# Data lines
-*-*-

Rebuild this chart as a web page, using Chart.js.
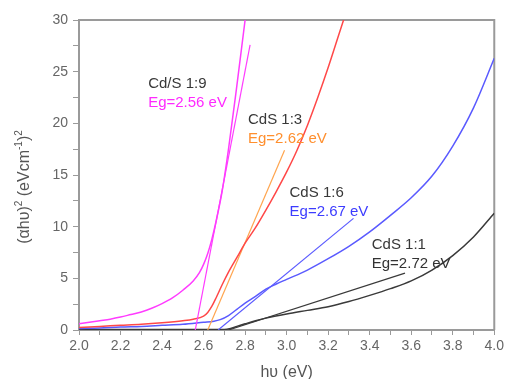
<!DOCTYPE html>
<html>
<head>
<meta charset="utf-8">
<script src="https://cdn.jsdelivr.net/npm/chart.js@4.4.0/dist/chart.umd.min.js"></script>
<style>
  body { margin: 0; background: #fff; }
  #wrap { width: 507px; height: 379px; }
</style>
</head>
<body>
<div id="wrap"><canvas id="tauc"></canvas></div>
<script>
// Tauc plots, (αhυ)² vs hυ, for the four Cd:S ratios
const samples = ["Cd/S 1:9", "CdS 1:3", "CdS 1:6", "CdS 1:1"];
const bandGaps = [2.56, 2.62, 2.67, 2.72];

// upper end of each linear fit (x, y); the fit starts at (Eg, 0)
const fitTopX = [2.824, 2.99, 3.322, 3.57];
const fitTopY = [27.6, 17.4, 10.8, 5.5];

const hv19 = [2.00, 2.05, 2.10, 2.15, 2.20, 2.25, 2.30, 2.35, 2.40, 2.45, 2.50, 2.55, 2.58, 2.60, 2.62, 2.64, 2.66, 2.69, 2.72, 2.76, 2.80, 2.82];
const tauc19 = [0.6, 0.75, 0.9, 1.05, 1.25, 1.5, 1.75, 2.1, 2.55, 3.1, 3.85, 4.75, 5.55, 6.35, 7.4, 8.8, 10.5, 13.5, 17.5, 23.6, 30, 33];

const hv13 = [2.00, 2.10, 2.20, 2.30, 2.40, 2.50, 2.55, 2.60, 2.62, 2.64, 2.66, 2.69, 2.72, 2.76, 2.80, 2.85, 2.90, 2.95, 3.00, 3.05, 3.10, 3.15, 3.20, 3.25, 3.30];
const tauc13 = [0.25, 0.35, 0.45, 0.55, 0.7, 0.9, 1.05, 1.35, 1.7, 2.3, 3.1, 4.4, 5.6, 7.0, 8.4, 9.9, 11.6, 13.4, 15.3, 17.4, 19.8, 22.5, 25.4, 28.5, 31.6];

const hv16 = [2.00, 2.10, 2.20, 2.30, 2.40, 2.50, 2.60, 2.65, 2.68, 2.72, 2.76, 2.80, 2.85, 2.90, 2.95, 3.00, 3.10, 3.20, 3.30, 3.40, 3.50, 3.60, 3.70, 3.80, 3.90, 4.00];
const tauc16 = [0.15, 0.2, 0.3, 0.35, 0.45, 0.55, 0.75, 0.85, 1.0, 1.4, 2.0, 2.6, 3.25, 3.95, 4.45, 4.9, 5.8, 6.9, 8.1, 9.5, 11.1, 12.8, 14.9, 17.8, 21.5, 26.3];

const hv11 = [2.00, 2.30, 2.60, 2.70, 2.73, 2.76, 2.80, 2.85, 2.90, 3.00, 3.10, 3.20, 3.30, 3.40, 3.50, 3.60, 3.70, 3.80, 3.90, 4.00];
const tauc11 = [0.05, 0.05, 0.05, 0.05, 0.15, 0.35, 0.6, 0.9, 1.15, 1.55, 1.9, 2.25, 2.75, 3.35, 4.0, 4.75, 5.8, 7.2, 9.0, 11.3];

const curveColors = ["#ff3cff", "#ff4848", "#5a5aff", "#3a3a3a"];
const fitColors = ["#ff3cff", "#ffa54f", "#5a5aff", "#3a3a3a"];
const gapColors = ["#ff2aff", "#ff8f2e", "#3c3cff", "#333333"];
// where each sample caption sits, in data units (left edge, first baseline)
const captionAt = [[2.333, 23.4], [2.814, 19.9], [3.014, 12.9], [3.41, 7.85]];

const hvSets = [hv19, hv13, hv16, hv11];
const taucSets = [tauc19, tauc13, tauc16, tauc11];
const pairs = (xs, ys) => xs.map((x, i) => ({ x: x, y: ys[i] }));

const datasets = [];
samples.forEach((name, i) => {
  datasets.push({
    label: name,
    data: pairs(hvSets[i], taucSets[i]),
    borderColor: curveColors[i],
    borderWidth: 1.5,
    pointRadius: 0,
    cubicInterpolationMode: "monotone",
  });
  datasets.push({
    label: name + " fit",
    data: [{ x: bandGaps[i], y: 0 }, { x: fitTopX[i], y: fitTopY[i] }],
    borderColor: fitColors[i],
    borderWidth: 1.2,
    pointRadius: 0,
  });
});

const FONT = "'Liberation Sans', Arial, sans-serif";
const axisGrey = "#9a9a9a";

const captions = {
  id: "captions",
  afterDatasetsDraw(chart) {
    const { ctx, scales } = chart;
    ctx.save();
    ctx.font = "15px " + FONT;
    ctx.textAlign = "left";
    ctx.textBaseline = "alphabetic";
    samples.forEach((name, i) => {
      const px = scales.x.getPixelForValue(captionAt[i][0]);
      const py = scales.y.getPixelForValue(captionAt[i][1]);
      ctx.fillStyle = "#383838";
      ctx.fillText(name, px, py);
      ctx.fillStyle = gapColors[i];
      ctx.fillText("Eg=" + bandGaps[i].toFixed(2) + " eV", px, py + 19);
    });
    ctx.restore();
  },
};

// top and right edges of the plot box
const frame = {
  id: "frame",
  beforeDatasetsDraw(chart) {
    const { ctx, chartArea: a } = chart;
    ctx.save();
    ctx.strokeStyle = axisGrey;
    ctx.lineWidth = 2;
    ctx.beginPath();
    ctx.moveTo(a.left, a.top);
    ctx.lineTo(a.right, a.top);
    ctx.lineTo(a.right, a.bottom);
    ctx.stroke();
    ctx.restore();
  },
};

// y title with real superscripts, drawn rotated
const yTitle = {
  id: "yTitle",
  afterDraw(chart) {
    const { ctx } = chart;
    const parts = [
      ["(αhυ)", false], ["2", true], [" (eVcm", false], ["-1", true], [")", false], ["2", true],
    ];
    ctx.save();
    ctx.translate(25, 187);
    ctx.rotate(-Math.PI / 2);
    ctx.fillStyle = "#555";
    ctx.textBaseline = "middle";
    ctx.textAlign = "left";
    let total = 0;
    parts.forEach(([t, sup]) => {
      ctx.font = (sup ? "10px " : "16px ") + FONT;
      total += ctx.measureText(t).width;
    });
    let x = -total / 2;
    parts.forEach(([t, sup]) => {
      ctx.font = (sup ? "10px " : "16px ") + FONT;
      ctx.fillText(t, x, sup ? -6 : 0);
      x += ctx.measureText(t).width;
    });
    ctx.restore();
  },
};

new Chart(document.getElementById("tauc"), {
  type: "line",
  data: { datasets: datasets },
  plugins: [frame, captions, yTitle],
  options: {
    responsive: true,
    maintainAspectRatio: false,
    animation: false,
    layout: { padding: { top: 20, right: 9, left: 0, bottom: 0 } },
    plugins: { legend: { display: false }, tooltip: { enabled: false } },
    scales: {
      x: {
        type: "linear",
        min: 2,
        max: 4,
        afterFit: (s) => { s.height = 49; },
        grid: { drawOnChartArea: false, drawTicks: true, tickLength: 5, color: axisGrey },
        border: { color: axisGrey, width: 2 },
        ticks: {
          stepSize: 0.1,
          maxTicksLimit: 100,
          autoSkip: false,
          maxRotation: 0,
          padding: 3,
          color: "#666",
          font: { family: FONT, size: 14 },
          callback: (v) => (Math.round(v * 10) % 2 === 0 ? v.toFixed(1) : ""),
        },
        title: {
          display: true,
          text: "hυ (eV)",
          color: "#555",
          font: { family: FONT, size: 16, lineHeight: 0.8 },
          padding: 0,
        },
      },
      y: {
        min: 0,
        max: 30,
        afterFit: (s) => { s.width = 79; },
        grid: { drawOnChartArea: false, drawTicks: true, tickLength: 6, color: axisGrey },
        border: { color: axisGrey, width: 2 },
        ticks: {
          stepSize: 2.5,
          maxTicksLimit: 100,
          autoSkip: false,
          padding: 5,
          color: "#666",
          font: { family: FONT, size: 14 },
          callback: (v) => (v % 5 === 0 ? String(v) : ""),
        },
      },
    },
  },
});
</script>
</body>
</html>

-*-*-

# Objective
Skip the pictures and restate exactly the lines from the beginning of the listing to the line with "17.8, 21.5, 26.3];", that line included.

# Completed task
Rebuild this chart as a web page, using Chart.js.
<!DOCTYPE html>
<html>
<head>
<meta charset="utf-8">
<script src="https://cdn.jsdelivr.net/npm/chart.js@4.4.0/dist/chart.umd.min.js"></script>
<style>
  body { margin: 0; background: #fff; }
  #wrap { width: 507px; height: 379px; }
</style>
</head>
<body>
<div id="wrap"><canvas id="tauc"></canvas></div>
<script>
// Tauc plots, (αhυ)² vs hυ, for the four Cd:S ratios
const samples = ["Cd/S 1:9", "CdS 1:3", "CdS 1:6", "CdS 1:1"];
const bandGaps = [2.56, 2.62, 2.67, 2.72];

// upper end of each linear fit (x, y); the fit starts at (Eg, 0)
const fitTopX = [2.824, 2.99, 3.322, 3.57];
const fitTopY = [27.6, 17.4, 10.8, 5.5];

const hv19 = [2.00, 2.05, 2.10, 2.15, 2.20, 2.25, 2.30, 2.35, 2.40, 2.45, 2.50, 2.55, 2.58, 2.60, 2.62, 2.64, 2.66, 2.69, 2.72, 2.76, 2.80, 2.82];
const tauc19 = [0.6, 0.75, 0.9, 1.05, 1.25, 1.5, 1.75, 2.1, 2.55, 3.1, 3.85, 4.75, 5.55, 6.35, 7.4, 8.8, 10.5, 13.5, 17.5, 23.6, 30, 33];

const hv13 = [2.00, 2.10, 2.20, 2.30, 2.40, 2.50, 2.55, 2.60, 2.62, 2.64, 2.66, 2.69, 2.72, 2.76, 2.80, 2.85, 2.90, 2.95, 3.00, 3.05, 3.10, 3.15, 3.20, 3.25, 3.30];
const tauc13 = [0.25, 0.35, 0.45, 0.55, 0.7, 0.9, 1.05, 1.35, 1.7, 2.3, 3.1, 4.4, 5.6, 7.0, 8.4, 9.9, 11.6, 13.4, 15.3, 17.4, 19.8, 22.5, 25.4, 28.5, 31.6];

const hv16 = [2.00, 2.10, 2.20, 2.30, 2.40, 2.50, 2.60, 2.65, 2.68, 2.72, 2.76, 2.80, 2.85, 2.90, 2.95, 3.00, 3.10, 3.20, 3.30, 3.40, 3.50, 3.60, 3.70, 3.80, 3.90, 4.00];
const tauc16 = [0.15, 0.2, 0.3, 0.35, 0.45, 0.55, 0.75, 0.85, 1.0, 1.4, 2.0, 2.6, 3.25, 3.95, 4.45, 4.9, 5.8, 6.9, 8.1, 9.5, 11.1, 12.8, 14.9, 17.8, 21.5, 26.3];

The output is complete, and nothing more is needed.